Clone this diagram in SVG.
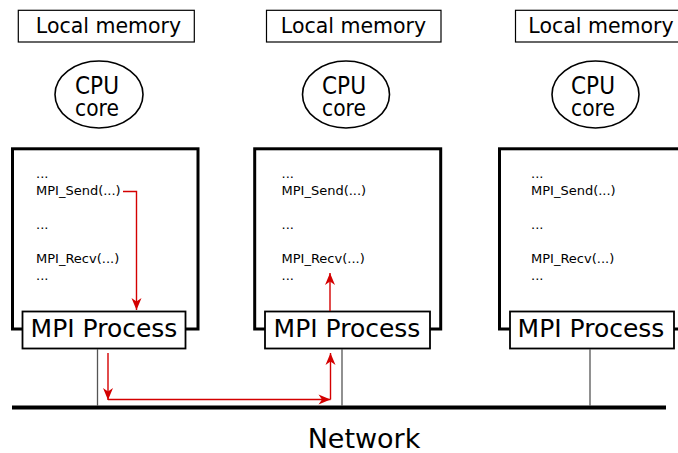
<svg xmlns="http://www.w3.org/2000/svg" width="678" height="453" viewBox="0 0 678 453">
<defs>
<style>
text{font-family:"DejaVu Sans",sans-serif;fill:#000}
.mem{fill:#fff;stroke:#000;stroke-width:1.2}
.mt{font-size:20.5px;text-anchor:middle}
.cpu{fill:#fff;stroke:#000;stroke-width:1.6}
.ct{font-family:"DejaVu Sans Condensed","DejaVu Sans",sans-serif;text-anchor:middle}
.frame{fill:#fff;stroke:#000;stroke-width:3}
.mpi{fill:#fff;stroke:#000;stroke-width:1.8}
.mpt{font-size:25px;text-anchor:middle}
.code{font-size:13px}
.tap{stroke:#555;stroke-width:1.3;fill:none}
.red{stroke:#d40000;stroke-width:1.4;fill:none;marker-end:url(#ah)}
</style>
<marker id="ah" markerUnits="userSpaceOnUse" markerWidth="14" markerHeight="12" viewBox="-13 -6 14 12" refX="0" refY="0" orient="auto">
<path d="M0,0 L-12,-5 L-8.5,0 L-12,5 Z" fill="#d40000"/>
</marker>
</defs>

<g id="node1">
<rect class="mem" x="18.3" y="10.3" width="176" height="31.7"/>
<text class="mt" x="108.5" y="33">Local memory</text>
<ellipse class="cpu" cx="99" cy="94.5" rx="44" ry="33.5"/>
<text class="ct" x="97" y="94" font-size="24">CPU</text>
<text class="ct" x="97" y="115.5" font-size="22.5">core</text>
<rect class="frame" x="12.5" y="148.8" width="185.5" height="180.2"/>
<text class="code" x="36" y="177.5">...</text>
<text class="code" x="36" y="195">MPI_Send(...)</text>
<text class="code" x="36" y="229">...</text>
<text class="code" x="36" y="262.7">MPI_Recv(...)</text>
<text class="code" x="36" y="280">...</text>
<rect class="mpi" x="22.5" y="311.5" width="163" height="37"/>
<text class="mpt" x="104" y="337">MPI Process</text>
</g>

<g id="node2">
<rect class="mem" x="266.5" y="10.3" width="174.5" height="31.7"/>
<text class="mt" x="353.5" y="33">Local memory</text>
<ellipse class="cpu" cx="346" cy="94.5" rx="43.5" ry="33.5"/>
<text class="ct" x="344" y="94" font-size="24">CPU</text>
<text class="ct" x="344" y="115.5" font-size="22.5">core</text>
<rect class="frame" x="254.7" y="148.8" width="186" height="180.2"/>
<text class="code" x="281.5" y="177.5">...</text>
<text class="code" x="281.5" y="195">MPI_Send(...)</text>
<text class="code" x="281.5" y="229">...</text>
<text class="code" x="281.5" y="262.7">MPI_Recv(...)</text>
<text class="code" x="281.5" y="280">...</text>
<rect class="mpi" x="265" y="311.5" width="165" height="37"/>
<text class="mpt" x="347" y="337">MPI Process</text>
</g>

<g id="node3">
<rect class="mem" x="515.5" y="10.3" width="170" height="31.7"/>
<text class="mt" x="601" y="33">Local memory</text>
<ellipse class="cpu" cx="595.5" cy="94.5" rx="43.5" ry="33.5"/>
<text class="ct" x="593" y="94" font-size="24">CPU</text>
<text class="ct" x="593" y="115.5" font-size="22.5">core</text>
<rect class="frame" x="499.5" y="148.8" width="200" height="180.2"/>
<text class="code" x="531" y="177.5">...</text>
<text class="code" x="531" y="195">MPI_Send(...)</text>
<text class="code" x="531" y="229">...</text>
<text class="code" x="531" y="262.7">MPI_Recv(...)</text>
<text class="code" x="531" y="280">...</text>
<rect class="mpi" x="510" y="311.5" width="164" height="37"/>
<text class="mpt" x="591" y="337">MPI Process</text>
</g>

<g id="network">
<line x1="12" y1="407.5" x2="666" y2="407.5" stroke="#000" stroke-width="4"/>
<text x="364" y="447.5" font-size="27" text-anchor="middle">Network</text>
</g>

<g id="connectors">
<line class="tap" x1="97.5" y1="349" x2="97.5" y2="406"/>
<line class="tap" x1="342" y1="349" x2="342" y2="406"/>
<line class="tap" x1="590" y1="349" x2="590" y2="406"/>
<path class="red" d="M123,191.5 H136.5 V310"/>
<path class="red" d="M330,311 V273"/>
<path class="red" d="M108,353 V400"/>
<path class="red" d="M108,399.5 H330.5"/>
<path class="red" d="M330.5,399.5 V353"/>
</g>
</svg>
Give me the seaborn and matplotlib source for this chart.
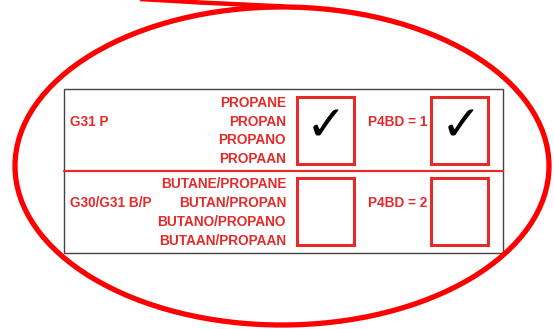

· · · · ·

Every entry should be returned exactly as written, minus the pictures.

→ WRITTEN REPLY:
Clone this diagram in SVG.
<svg xmlns="http://www.w3.org/2000/svg" width="678" height="453" viewBox="0 0 678 453">
<defs>
<style>
text{font-family:"DejaVu Sans",sans-serif;fill:#000}
.mem{fill:#fff;stroke:#000;stroke-width:1.2}
.mt{font-size:20.5px;text-anchor:middle}
.cpu{fill:#fff;stroke:#000;stroke-width:1.6}
.ct{font-family:"DejaVu Sans Condensed","DejaVu Sans",sans-serif;text-anchor:middle}
.frame{fill:#fff;stroke:#000;stroke-width:3}
.mpi{fill:#fff;stroke:#000;stroke-width:1.8}
.mpt{font-size:25px;text-anchor:middle}
.code{font-size:13px}
.tap{stroke:#555;stroke-width:1.3;fill:none}
.red{stroke:#d40000;stroke-width:1.4;fill:none;marker-end:url(#ah)}
</style>
<marker id="ah" markerUnits="userSpaceOnUse" markerWidth="14" markerHeight="12" viewBox="-13 -6 14 12" refX="0" refY="0" orient="auto">
<path d="M0,0 L-12,-5 L-8.5,0 L-12,5 Z" fill="#d40000"/>
</marker>
</defs>

<g id="node1">
<rect class="mem" x="18.3" y="10.3" width="176" height="31.7"/>
<text class="mt" x="108.5" y="33">Local memory</text>
<ellipse class="cpu" cx="99" cy="94.5" rx="44" ry="33.5"/>
<text class="ct" x="97" y="94" font-size="24">CPU</text>
<text class="ct" x="97" y="115.5" font-size="22.5">core</text>
<rect class="frame" x="12.5" y="148.8" width="185.5" height="180.2"/>
<text class="code" x="36" y="177.5">...</text>
<text class="code" x="36" y="195">MPI_Send(...)</text>
<text class="code" x="36" y="229">...</text>
<text class="code" x="36" y="262.7">MPI_Recv(...)</text>
<text class="code" x="36" y="280">...</text>
<rect class="mpi" x="22.5" y="311.5" width="163" height="37"/>
<text class="mpt" x="104" y="337">MPI Process</text>
</g>

<g id="node2">
<rect class="mem" x="266.5" y="10.3" width="174.5" height="31.7"/>
<text class="mt" x="353.5" y="33">Local memory</text>
<ellipse class="cpu" cx="346" cy="94.5" rx="43.5" ry="33.5"/>
<text class="ct" x="344" y="94" font-size="24">CPU</text>
<text class="ct" x="344" y="115.5" font-size="22.5">core</text>
<rect class="frame" x="254.7" y="148.8" width="186" height="180.2"/>
<text class="code" x="281.5" y="177.5">...</text>
<text class="code" x="281.5" y="195">MPI_Send(...)</text>
<text class="code" x="281.5" y="229">...</text>
<text class="code" x="281.5" y="262.7">MPI_Recv(...)</text>
<text class="code" x="281.5" y="280">...</text>
<rect class="mpi" x="265" y="311.5" width="165" height="37"/>
<text class="mpt" x="347" y="337">MPI Process</text>
</g>

<g id="node3">
<rect class="mem" x="515.5" y="10.3" width="170" height="31.7"/>
<text class="mt" x="601" y="33">Local memory</text>
<ellipse class="cpu" cx="595.5" cy="94.5" rx="43.5" ry="33.5"/>
<text class="ct" x="593" y="94" font-size="24">CPU</text>
<text class="ct" x="593" y="115.5" font-size="22.5">core</text>
<rect class="frame" x="499.5" y="148.8" width="200" height="180.2"/>
<text class="code" x="531" y="177.5">...</text>
<text class="code" x="531" y="195">MPI_Send(...)</text>
<text class="code" x="531" y="229">...</text>
<text class="code" x="531" y="262.7">MPI_Recv(...)</text>
<text class="code" x="531" y="280">...</text>
<rect class="mpi" x="510" y="311.5" width="164" height="37"/>
<text class="mpt" x="591" y="337">MPI Process</text>
</g>

<g id="network">
<line x1="12" y1="407.5" x2="666" y2="407.5" stroke="#000" stroke-width="4"/>
<text x="364" y="447.5" font-size="27" text-anchor="middle">Network</text>
</g>

<g id="connectors">
<line class="tap" x1="97.5" y1="349" x2="97.5" y2="406"/>
<line class="tap" x1="342" y1="349" x2="342" y2="406"/>
<line class="tap" x1="590" y1="349" x2="590" y2="406"/>
<path class="red" d="M123,191.5 H136.5 V310"/>
<path class="red" d="M330,311 V273"/>
<path class="red" d="M108,353 V400"/>
<path class="red" d="M108,399.5 H330.5"/>
<path class="red" d="M330.5,399.5 V353"/>
</g>
</svg>
Give me the seaborn and matplotlib source for this chart.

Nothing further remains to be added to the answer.